Therapeutic Ultrasound For Improved Injury Healing
Musculoskeletal practitioners such as Chiropractors & Physiotherapist’s utilize Therapeutic Ultrasound to assist rehabilitation and tissue healing. Ultrasound therapy uses sound waves to treat medical problems, particularly inflammation arising from sports injuries such as sprains, strains, tendonitis, bursitis and disc injuries. Your practitioner applies gel to the Ultrasound instrument as well as the skin of the effected area. The practitioner then alters settings such as length of treatment as well as ultrasound frequency which is dependent upon whether the problem is acute, sub-acute or chronic. Therapeutic Ultrasound has been shown to be effective in enhancing tissue healing, reducing tissue tightness, improving local blood flow as well as breaking down scar tissue formation. Therapeutic Ultrasound works by generating a piezoelectric effect caused by vibration of crystals which are situated within the instrument head. These ultrasound waves penetrate through tissue to achieve a desired effect of the practitioner.
What Conditions Can Therapeutic Ultrasound Help?
Given the wide ranging benefits of ultrasound therapy there are many conditions which respond favorably following treatment. Without doubt the most common musculoskeletal complaints which Therapeutic ultrasound is used for are soft tissue injuries such as tendinopathies, swelling and muscle tightness.
- Achilles Tendinopathy
- Adhesive Capsulitis (Frozen Shoulder)
- Compartment Syndrome
- Cervical, Thoracic & Lumbar Disc Bulges
- Golfer’s Elbow & Tennis Elbow
- Heel Spur & associated foot problems such as Plantar Fasciitis
- Ligament injury (such as Knee Ligament tears)
- Rotator Cuff Syndrome & Shoulder Impingement Syndrome
Is Soft Tissue Ultrasound Appropriate For Everyone?
Not everyone is able to receive ultrasound therapy.
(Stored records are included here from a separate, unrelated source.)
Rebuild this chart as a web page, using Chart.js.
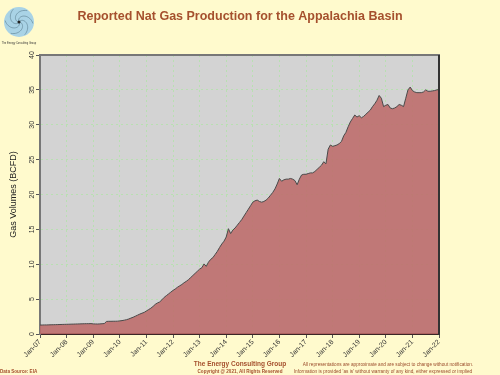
<!DOCTYPE html>
<html>
<head>
<meta charset="utf-8">
<script src="https://cdn.jsdelivr.net/npm/chart.js@4/dist/chart.umd.min.js"></script>
<style>
  html, body { margin: 0; padding: 0; background: #FFFACD; }
  #wrap { width: 500px; height: 375px; }
</style>
</head>
<body>
<div id="wrap"><canvas id="c" width="500" height="375"></canvas></div>
<script>
// ---- DATA (monthly, BCFD) ----
const tickLabels = ['Jan-07','Jan-08','Jan-09','Jan-10','Jan-11','Jan-12','Jan-13','Jan-14',
                    'Jan-15','Jan-16','Jan-17','Jan-18','Jan-19','Jan-20','Jan-21','Jan-22'];
const y2007 = [1.28,1.29,1.30,1.30,1.31,1.32,1.33,1.34,1.35,1.36,1.37,1.38];
const y2008 = [1.39,1.40,1.41,1.42,1.43,1.44,1.45,1.46,1.47,1.48,1.48,1.49];
const y2009 = [1.45,1.44,1.43,1.45,1.47,1.50,1.80,1.82,1.82,1.83,1.83,1.84];
const y2010 = [1.88,1.92,1.98,2.05,2.15,2.28,2.40,2.55,2.70,2.85,2.98,3.10];
const y2011 = [3.30,3.50,3.70,3.95,4.25,4.45,4.60,4.90,5.25,5.50,5.75,6.00];
const y2012 = [6.25,6.45,6.70,6.90,7.10,7.35,7.55,7.80,8.10,8.40,8.70,9.00];
const y2013 = [9.30,9.50,10.05,9.70,10.30,10.70,10.95,11.40,11.85,12.40,12.90,13.30];
const y2014 = [13.90,15.10,14.40,14.90,15.20,15.60,16.00,16.40,16.90,17.40,17.90,18.40];
const y2015 = [18.90,19.10,19.20,19.00,18.90,19.00,19.20,19.50,19.90,20.30,20.80,21.50];
const y2016 = [22.30,21.90,22.10,22.20,22.20,22.30,22.20,22.00,21.40,22.20,22.80,22.90];
const y2017 = [22.90,23.00,23.10,23.10,23.30,23.60,23.90,24.20,24.70,24.40,26.50,27.10];
const y2018 = [26.90,27.00,27.10,27.30,27.60,28.40,28.90,29.70,30.40,30.90,31.40,31.10];
const y2019 = [31.30,31.00,31.20,31.50,31.80,32.10,32.60,33.00,33.50,34.20,33.80,32.60];
const y2020 = [32.80,32.90,32.40,32.30,32.40,32.60,32.90,32.80,32.60,33.80,35.00,35.40];
const y2021 = [34.90,34.70,34.60,34.60,34.60,34.70,35.00,34.80,34.80,34.85,34.90,35.00];
const y2022 = [35.05];

const production = [].concat(y2007,y2008,y2009,y2010,y2011,y2012,y2013,y2014,
                             y2015,y2016,y2017,y2018,y2019,y2020,y2021,y2022);

const FONT = '"Liberation Sans", Arial, sans-serif';
const BROWN = '#A5502D';
const GRID = 'rgba(175,228,165,0.75)';

const decor = {
  id: 'decor',
  beforeDraw(chart) {
    const {ctx, chartArea: a} = chart;
    ctx.save();
    ctx.fillStyle = '#FFFACD';
    ctx.fillRect(0, 0, chart.width, chart.height);
    ctx.fillStyle = '#D3D3D3';
    ctx.fillRect(a.left, a.top, a.right - a.left, a.bottom - a.top);
    ctx.restore();
  },
  afterDraw(chart) {
    const {ctx, chartArea: a} = chart;
    ctx.save();
    // top & right frame
    ctx.lineWidth = 2;
    ctx.strokeStyle = '#777';
    ctx.beginPath(); ctx.moveTo(a.left - 1, a.top); ctx.lineTo(a.right + 1, a.top); ctx.stroke();
    ctx.strokeStyle = '#333';
    ctx.beginPath(); ctx.moveTo(a.right, a.top); ctx.lineTo(a.right, a.bottom + 1); ctx.stroke();

    // title
    ctx.fillStyle = BROWN;
    ctx.textAlign = 'center';
    ctx.textBaseline = 'middle';
    ctx.font = 'bold 12.5px ' + FONT;
    ctx.fillText('Reported Nat Gas Production for the Appalachia Basin', 240, 17);

    // logo
    const cx = 19, cy = 22, r = 15;
    ctx.fillStyle = '#A9D3E6';
    ctx.beginPath(); ctx.arc(cx, cy, r, 0, Math.PI * 2); ctx.fill();
    ctx.strokeStyle = '#5d7f90';
    ctx.lineWidth = 0.6;
    for (let k = 0; k < 6; k++) {
      ctx.beginPath();
      for (let t = 0; t <= 1.0001; t += 0.05) {
        const ang = k * Math.PI / 3 + t * 2.2;
        const rr = t * (r - 1);
        const px = cx + rr * Math.cos(ang), py = cy + rr * Math.sin(ang);
        if (t === 0) ctx.moveTo(px, py); else ctx.lineTo(px, py);
      }
      ctx.stroke();
    }
    ctx.fillStyle = '#222';
    ctx.beginPath(); ctx.arc(cx, cy, 1.5, 0, Math.PI * 2); ctx.fill();
    ctx.font = '2.6px ' + FONT;
    ctx.fillStyle = '#333';
    ctx.fillText('The Energy Consulting Group', cx, 43);

    // footers
    ctx.fillStyle = BROWN;
    ctx.font = 'bold 6.5px ' + FONT;
    ctx.fillText('The Energy Consulting Group', 240, 364);
    ctx.font = 'bold 4.6px ' + FONT;
    ctx.fillText('Copyright @ 2021, All Rights Reserved', 240, 372);
    ctx.textAlign = 'left';
    ctx.fillText('Data Source: EIA', 0, 372);
    ctx.textAlign = 'center';
    ctx.font = '4.7px ' + FONT;
    ctx.fillStyle = '#9a4a2a';
    ctx.fillText('All representations are approximate and are subject to change without notification.', 388, 365);
    ctx.fillText("Information is provided 'as is' without warranty of any kind, either expressed or implied", 383, 372);
    ctx.restore();
  }
};

new Chart(document.getElementById('c'), {
  type: 'line',
  data: {
    datasets: [{
      label: 'Appalachia',
      data: production.map((v, i) => ({x: i, y: v})),
      borderColor: '#4a4a4a',
      borderWidth: 1,
      backgroundColor: 'rgba(189,107,106,0.88)',
      fill: 'origin',
      pointRadius: 0,
      tension: 0
    }]
  },
  options: {
    responsive: false,
    animation: false,
    layout: { padding: { top: 55, right: 61, left: 0, bottom: 0 } },
    plugins: { legend: { display: false }, tooltip: { enabled: false }, title: { display: false } },
    scales: {
      x: {
        type: 'linear',
        min: 0, max: 180,
        afterFit(s) { s.height = 41; },
        ticks: {
          stepSize: 12,
          autoSkip: false,
          minRotation: 45, maxRotation: 45,
          padding: 0,
          color: '#333',
          font: { family: FONT, size: 7 },
          callback: (v) => tickLabels[v / 12]
        },
        grid: { color: GRID, lineWidth: 1, tickLength: 4, tickColor: '#555' },
        border: { display: true, color: '#3b2626', width: 2, dash: [2, 3] }
      },
      y: {
        min: 0, max: 40,
        afterFit(s) { s.width = 40; },
        ticks: {
          stepSize: 5,
          minRotation: 90, maxRotation: 90,
          crossAlign: 'center',
          padding: 0,
          color: '#333',
          font: { family: FONT, size: 7 }
        },
        grid: { color: GRID, lineWidth: 1, tickLength: 4, tickColor: '#555' },
        border: { display: true, color: '#777', width: 2, dash: [2, 3] },
        title: {
          display: true,
          text: 'Gas Volumes (BCFD)',
          color: '#222',
          font: { family: FONT, size: 9 },
          padding: { top: 8, bottom: 0 }
        }
      }
    }
  },
  plugins: [decor]
});
</script>
</body>
</html>
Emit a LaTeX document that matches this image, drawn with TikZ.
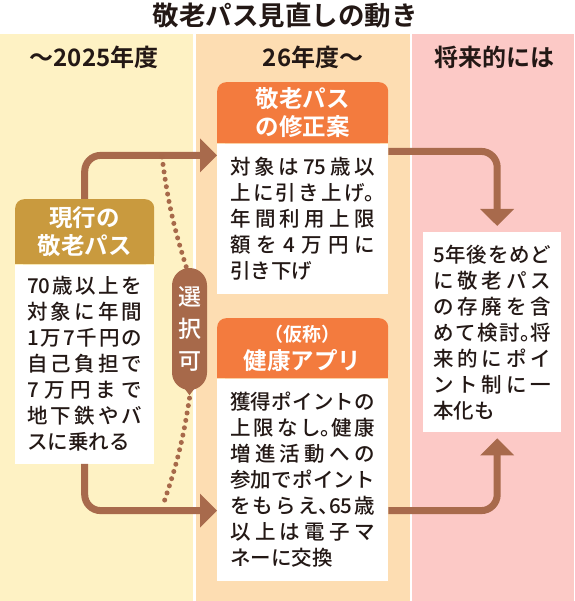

There are contraindications which exist with every manual therapy. Therapeutic Ultrasound should be avoided in people who have malignancy (i.e tumor or cancer), metal or surgical implants beneath the specific treatment area, individuals suffering from infection or vascular abnormalities as well as being directly applied to the abdomen of women during pregnancy. As well as this it should not be utilized directly over epiphyseal regions (growth plates) in children during periods of growth and development. Common sense should prevail and practitioners should not apply ultrasound therapy to the face, eyes or genital regions. While these contraindications exist it’s important to recognize that when used by a highly trained and skilled practitioner it’s unlikely that you’ll experience adverse effects. If you’re unsure if Therapeutic Ultrasound is appropriate for you then we encourage you to contact our Chiropractors directly by calling 1300-003-777.
How Does Therapeutic Ultrasound Work?
- Thermal effect
- As the sound waves pass from the instrument into the skin they cause a vibration effect within the surrounding tissues. This process leads to the production of heat within the area. Clients may note a slight increase in temperature in the respective treatment area, however this is usually only minor. An increase in tissue temperature causes extensibility of structures including ligaments, tendons, scar tissue and fibrous joint capsules. Heating also assists with reducing pain and muscle tightness much like applying a heat pack would.
- Inflammatory & repair process effect
- It’s believed that Ultrasound accelerates the normal duration of the inflammatory process by recruiting mast cells to the injured site. This may cause an increase in blood flow which can be beneficial in the sub-acute phase of tissue injury.
How Is Ultrasound Applied To The Injured Area?
Ultrasound is directly applied to the injured site. As previously discussed, gel is applied to the site as well as the head of the Ultrasound instrument. The instrument is then applied to the injured tissue and moved continuously in a circular motion. Ultrasound treatment typically takes place over a 5-10 minute duration – however will vary depending upon your type of injury, length of injury and severity of symptoms.